The second half of the second paragraph is me emphasizing the fact that Man is not special and there is nothing particularly intelligent about thinking Man is the most advanced creature ever to exist and that we can "save the planet" (or destroy it). The Global Warming pundits have been caught fudging numbers and exaggerating to support the notion.
Just in the Americas, they produce about 25 million barrels of oil per day in 2012 (http://www.eia.gov/countries/americas/). Dimensional analysis:

(25,000,000 barrels/day) x (365 days/yr) x (42 gallons/barrel) x (density of crude oil: 7.094 lb/gallon) x (4.5x(10^-4) metric ton/lb) = 1,223,448,975 tons/yr

That's 1/4 of the the amount of 'earth' done by that estimation you did. That whole calculation I did was for just one year in just the Americas of just oil produced, not even consumed. Not even considering amount of wood, concrete, a whole slew of other things moved. Your calculation for all the species of termite wouldn't exponentially increase. It'd be linear. You just make a maximized calculation by taking the amount one species and applying that to all of them, so just multiply by 2000. You're overestimating termites and underestimating man.

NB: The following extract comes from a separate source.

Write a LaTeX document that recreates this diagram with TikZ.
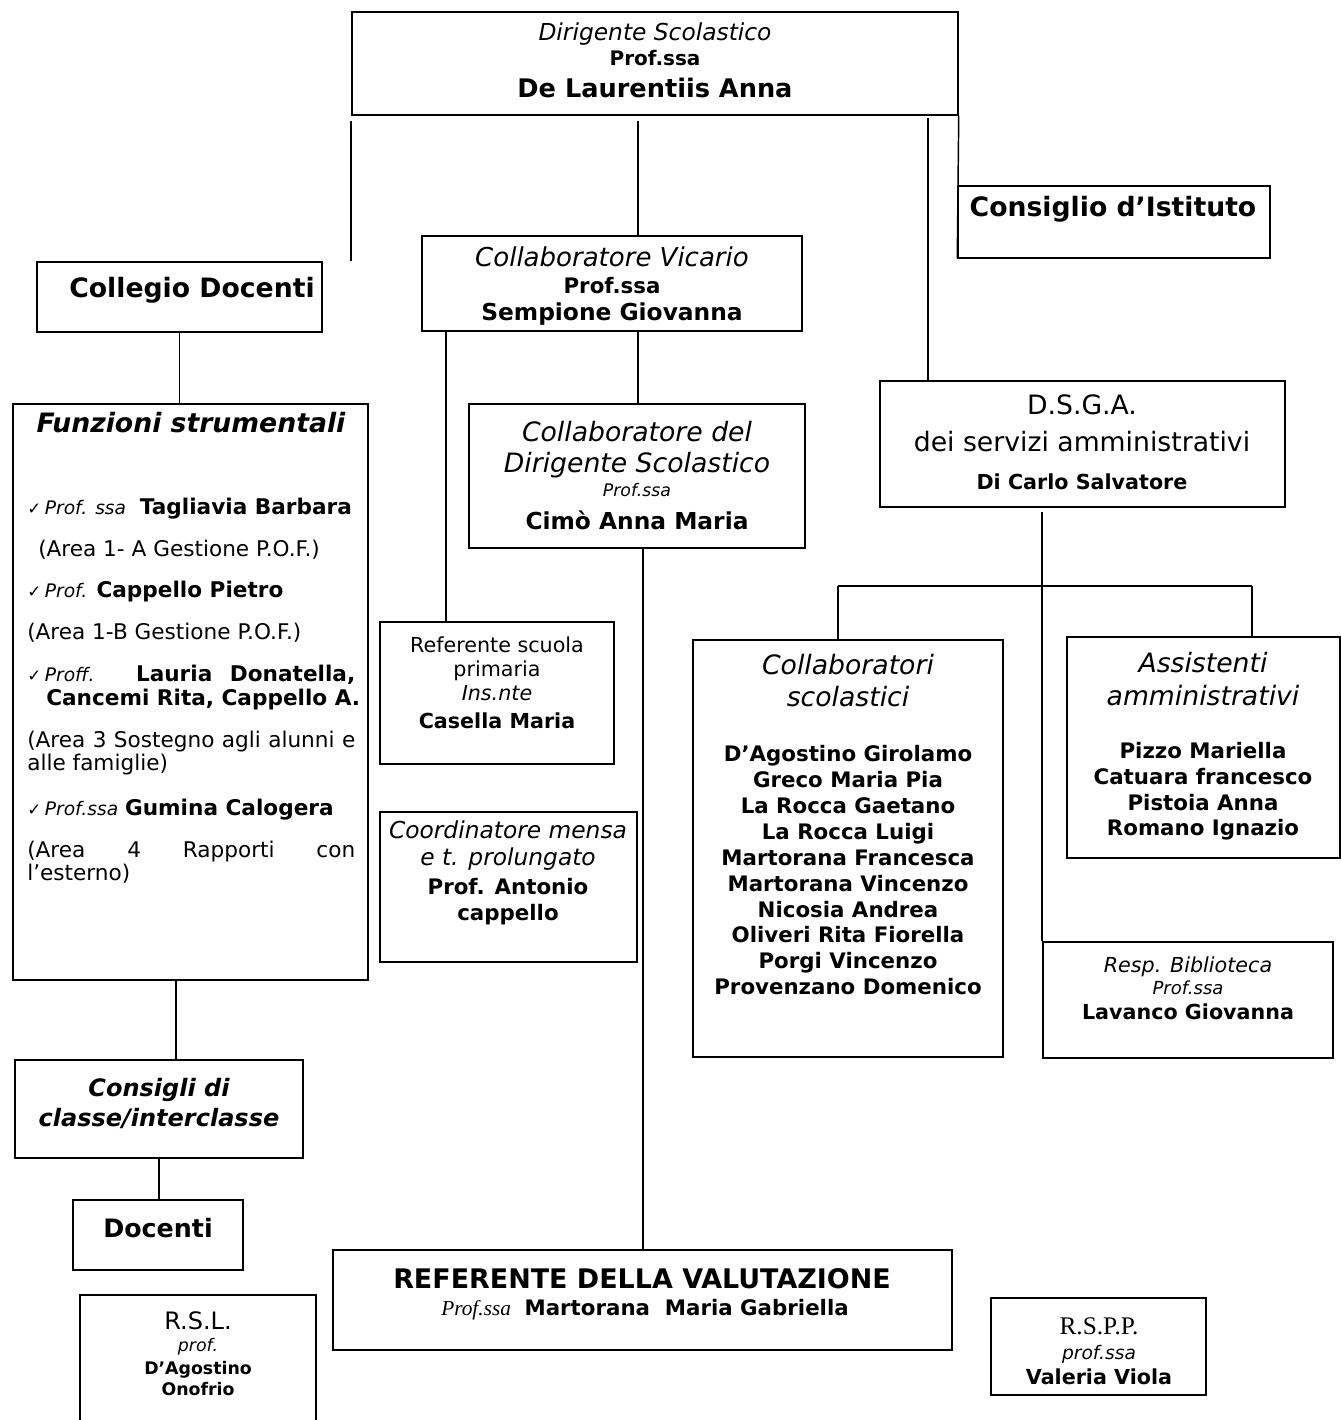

More evolved doesn't really mean anything until you put down parameters for what you mean by more evolved.
 
B

Backstep

Guest
About 4 in 10 say they are not too confident or outright disbelieve that the earth is warming, mostly a result of man-made heat-trapping gases, that the Earth is 4.5 billion years old or that life on Earth evolved through a process of natural selection, though most were at least somewhat confident in each of those concepts. But a narrow majority — 51 percent — questions the Big Bang theory.

Those results depress and upset some of America's top scientists, including several Nobel Prize winners, who vouched for the science in the statements tested, calling them settled scientific facts.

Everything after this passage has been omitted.